Nonostante tutto, “l’energia tra gli operai è quella dei primi giorni di occupazione”, dice Francesca Gabbriellini, dottoranda dell’Università di Bologna e parte del “comitato scientifico” per la reindustrializzazione. L’assemblea serviva anche a dare una misura della rete di solidarietà che da un anno avvolge e si fa coinvolgere dalla vertenza dei 300 dell’ex Gkn. “Questo periodo assomiglia ai primi 75 giorni di vertenza, in cui avevamo una deadline per evitare i licenziamenti e non sapevamo cosa sarebbe successo dopo”, spiega Salvetti, non senza ammettere di non sapere quanto potrà durare ancora la vertenza alle condizioni attuali. Per riaccendere i riflettori, il 14 novembre i lavoratori hanno occupato per due giorni Palazzo Vecchio, sede del Consiglio comunale di Firenze.

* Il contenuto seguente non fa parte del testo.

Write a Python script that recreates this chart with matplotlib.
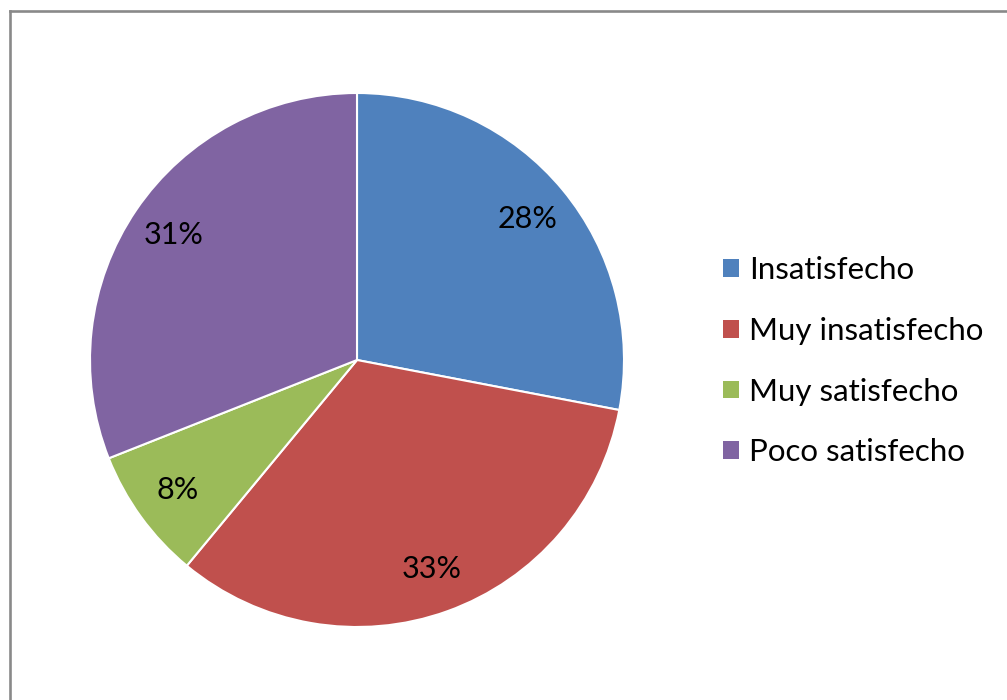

La prossima scadenza per il collettivo è fissata a l’11 dicembre, data in cui scadrà il termine di un referendum popolare autoconvocato in 130 seggi sul territorio. Il quesito, rivolto ai cittadini di Firenze, chiede di pronunciarsi sull’intervento pubblico “immediato” e cassa integrazione “vincolandoli però al principio di pubblica utilità e controllo pubblico, a partire dal riconoscimento della messa a disposizione dello stabilimento alle proposte industriali e sociali provenienti dai soggetti pubblici, o privati”, inclusa l’assemblea dei lavoratori e dei gruppi solidali con loro.